KBI 312179 Numerous ‘Task Cancelled’ Messages Because Of Unreachable Nodes
Version
Argent Omega 2.2A-2404-A and later
Date
Friday, 14 June 2024
Summary
Administrators can receive email messages with subject line ‘Task Cancelled’. The message body reads as
Task (Relator: xxxx Machine: xxxx) is cancelled because previous instance has been running too long and unresponsive
The Relator trace log, it shows either failed to get performance metrics or could not connect to Service Control Manager (SCM) etc.
Then it is confirmed that the node is offline.
It is best to set Relator option ‘Do Not Apply Rules In This Relator To An Inaccessible Node’ for Relators checking Windows Performance metrics or service status.
Technical Background
The Windows API has very long timeout when reading performance metrics or connecting to SCM. The timeout is not adjustable from API calls. Argent Omega has built-in 5-minute timeout if no response is received. This causes tasks to be cancelled for inaccessible nodes.
Resolution
Upgrade to Argent Omega 2.2A-2404-A or later.
Argent Omega CLI has implemented a new feature to turn on option ‘Do Not Apply Rules In This Relator To An Inaccessible Node’ for a batch of Relators.

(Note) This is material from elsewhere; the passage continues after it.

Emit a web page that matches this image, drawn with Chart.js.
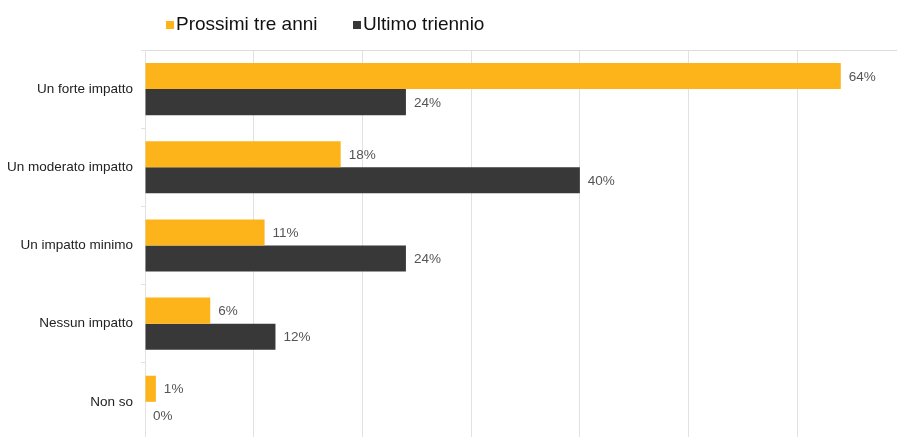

The CLI command is as follows:
ArgentOmegaCLI.exe /relator [/name:xxxx] [/folder] /not_test_offline_node /Argent_Password:xxxx
Note:
- Only Relators that do not run System Down Rule and SLA Rule are affected.
- If ‘/folder’ option is used, the name specified in option ‘/name’ is name of folder that Relators reside in.
- Wildcards are supported for the name specified in option ‘/name’.
- Option ‘/name’ is optional. Without specifying name, all Relators are updated.
Example:
ArgentOmegaCLI.exe /relator /not_test_offline_node /Argent_Password:ArgentOmega
By running this command, all Relators that do not run System Down Rule or SLA Rule are updated to use option.